Three Syrian officials found guilty of war crimes in France
By Juliette Jabkhiro and Maya Gebeily
PARIS (Reuters) - Three senior Syrian officials were found guilty by a French court on Friday of war crimes over their involvement in the disappearance and subsequent death of a French-Syrian father and his son.
All three were sentenced to life in prison, and people in the courtroom applauded the judges upon hearing the verdict. The trial was held in absentia.
The long-running case revolved around the disappearance and subsequent death of father Mazzen Dabbagh and his son Patrick, who were arrested by Syrian Airforce Intelligence agents in Syria in November 2013 and later died in custody.
"I feel very, very emotional. It was a verdict that I was waiting for. It's an historic trial, and one which will set a legal precedent for future cases," said Obeida Dabbagh, who was a brother to Mazzen and Patrick's uncle.
One of the officers found guilty of complicity in their disappearance and torture, Ali Mamlouk, is still in the Syrian security apparatus, as a security adviser to President Bashar al-Assad.

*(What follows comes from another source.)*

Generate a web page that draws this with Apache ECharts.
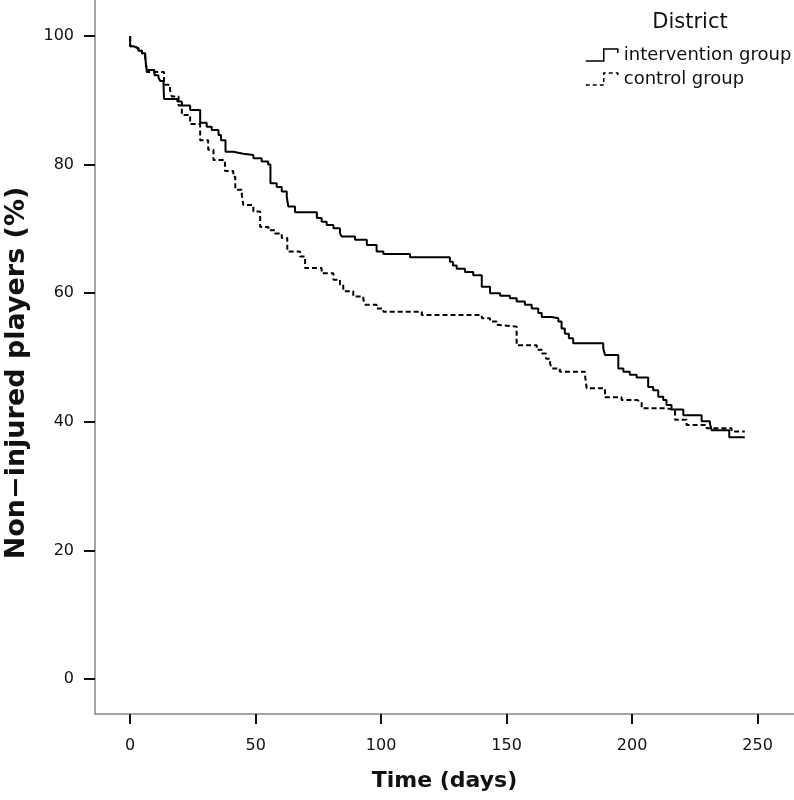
<!DOCTYPE html>
<html>
<head>
<meta charset="utf-8">
<script src="https://cdn.jsdelivr.net/npm/echarts@6/dist/echarts.min.js"></script>
<style>html,body{margin:0;padding:0;background:#fff}#c{width:794px;height:800px}</style>
</head>
<body>
<div id="c"></div>
<script>
// Kaplan-Meier steps: [day, % non-injured] (value after the event at that day)
var interventionDays = [0,0,1.3,3.3,4.7,6.0,6.6,9.7,11.3,12,13.3,13.5,18.8,20.6,23.9,27.9,30.5,32.5,35.2,36.2,38.0,41.1,45.1,49.1,52.4,55.0,55.9,58.4,60.4,62.4,63.0,65.7,74.4,76.3,78.3,81.0,83.6,84.3,89.6,94.3,98.2,100.9,111.5,127.4,128.6,130.1,133.4,136.7,140.1,143.4,147.4,151.3,154.0,157.3,160.0,162.6,164.0,167.9,170.6,171.9,173.2,174.8,176.5,188.5,189.2,194.5,196.5,199.1,201.8,206.4,208.4,210.4,212.4,213.7,215.7,220.4,227.7,231.0,231.7,238.7,244.9];
var interventionPct = [100,98.4,98.1,97.7,97.3,96.7,94.7,93.9,93.5,93.0,92.5,90.2,89.8,89.2,88.5,86.5,85.9,85.4,84.6,83.8,82.0,81.7,81.5,81.0,80.5,80.0,77.1,76.5,75.8,75.0,73.5,72.6,71.7,71.1,70.6,70.1,69.3,68.8,68.3,67.5,66.5,66.1,65.6,64.9,64.3,63.8,63.3,62.8,61.0,60.0,59.6,59.2,58.7,58.2,57.6,56.9,56.3,56.1,55.6,54.5,53.7,53.0,52.2,51.4,50.4,48.3,47.8,47.3,46.9,45.4,44.9,43.9,43.4,42.6,41.9,41.0,40.1,39.7,38.7,37.6,37.6];

var controlDays = [0,0,1.3,3.3,4.7,6.0,6.6,13.5,15.9,16.6,19.3,20.6,23.9,27.9,31.1,33.2,37.8,41.1,41.9,44.5,45.1,49.1,51.8,55.1,57.7,60.4,62.6,67.7,69.7,76.3,81.0,83.6,84.9,88.9,92.9,93.6,98.2,100.9,116.2,140.1,143.4,146.0,146.7,154.0,162.0,164.0,165.7,167.3,167.9,171.2,181.2,181.9,189.2,195.8,201.8,203.8,213.7,217.1,221.7,229.7,239.6,244.9];
var controlPct = [100,98.4,98.1,97.7,97.3,96.7,94.4,92.4,91.6,90.6,89.2,87.7,86.3,83.8,82.3,80.7,79.0,78.1,76.1,75.3,73.7,72.7,70.3,69.8,69.3,68.6,66.5,65.7,63.9,63.1,62.1,61.3,60.3,59.5,59.0,58.2,57.6,57.1,56.6,56.1,55.6,55.1,54.8,51.9,51.2,50.6,49.8,49.1,48.3,47.8,47.3,45.2,43.8,43.4,43.1,42.1,41.8,40.3,39.5,39.0,38.5,38.5];

var xTicks = [0,50,100,150,200,250];
var yTicks = [0,20,40,60,80,100];
var seriesNames = ['intervention group','control group'];
var legendTitle = 'District';
var xTitle = 'Time (days)';
var yTitle = 'Non\u2212injured players (%)';

function pairs(xs, ys){ return xs.map(function(x,i){ return [x, ys[i]]; }); }

var FONT = 'DejaVu Sans';
var chart = echarts.init(document.getElementById('c'), null, {renderer:'canvas'});
var stepIcon = 'path://M0,12 L18,12 L18,0 L32,0 L32,4';
chart.setOption({
  animation: false,
  backgroundColor: '#fff',
  title: {
    text: legendTitle, left: 690, top: 12, textAlign: 'center', padding: 0,
    textStyle: {fontFamily: FONT, fontSize: 21, fontWeight: 'normal', color: '#111'}
  },
  legend: {
    orient: 'vertical', left: 585, top: 46, padding: 0,
    itemWidth: 34, itemHeight: 12, itemGap: 6,
    textStyle: {fontFamily: FONT, fontSize: 18, color: '#111', lineHeight: 18},
    data: [
      {name: seriesNames[0], icon: stepIcon, itemStyle: {color: 'transparent', borderColor: '#000', borderWidth: 1.5, borderType: 'solid'}},
      {name: seriesNames[1], icon: stepIcon, itemStyle: {color: 'transparent', borderColor: '#000', borderWidth: 1.5, borderType: [4,3]}}
    ]
  },
  grid: {left: 95, right: 0, top: 0, bottom: 86, containLabel: false, outerBoundsMode: 'none'},
  xAxis: {
    type: 'value', min: -14, max: 264.5,
    name: xTitle, nameLocation: 'middle', nameGap: 56,
    nameTextStyle: {fontFamily: FONT, fontSize: 22, fontWeight: 'bold', color: '#111'},
    axisLine: {show: true, onZero: false, lineStyle: {color: '#888', width: 1.5}},
    axisTick: {show: true, customValues: xTicks, length: 10, lineStyle: {color: '#111', width: 2}},
    axisLabel: {customValues: xTicks, margin: 24, fontFamily: FONT, fontSize: 16, color: '#111'},
    splitLine: {show: false}
  },
  yAxis: {
    type: 'value', min: -5.45, max: 105.6,
    name: yTitle, nameLocation: 'middle', nameGap: 65, nameRotate: 90,
    nameTextStyle: {fontFamily: FONT, fontSize: 27, fontWeight: 'bold', color: '#111', padding: [0, 32, 0, 0]},
    axisLine: {show: true, onZero: false, lineStyle: {color: '#888', width: 1.5}},
    axisTick: {show: true, customValues: yTicks, length: 11, lineStyle: {color: '#111', width: 2}},
    axisLabel: {customValues: yTicks, margin: 21, fontFamily: FONT, fontSize: 16, color: '#111'},
    splitLine: {show: false}
  },
  series: [
    {name: seriesNames[0], type: 'line', step: 'end', symbol: 'none', data: pairs(interventionDays, interventionPct),
     lineStyle: {color: '#000', width: 2, type: 'solid'}, itemStyle: {color: '#000'}},
    {name: seriesNames[1], type: 'line', step: 'end', symbol: 'none', data: pairs(controlDays, controlPct),
     lineStyle: {color: '#000', width: 2, type: [5,3]}, itemStyle: {color: '#000'}}
  ]
});
</script>
</body>
</html>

The other two, Jamil Hassan and Abdel Salam Mahmoud, are a former director and director of investigation at the Airforce Intelligence unit.
None of the three accused attended the trial in the Cour d'Assises, which lasted four days.
The Syrian Information Ministry did not immediately respond to a request for comment about the ruling.
Syria’s government, Assad and ally Russia have rejected accusations of mass killings and torture in a war that the United Nations has said claimed hundreds of thousands of lives.
Mazen Darwish, head of the Syrian Centre for Media and Freedom of Expression, which had been supporting the case, said it was the first to try a serving Syrian official.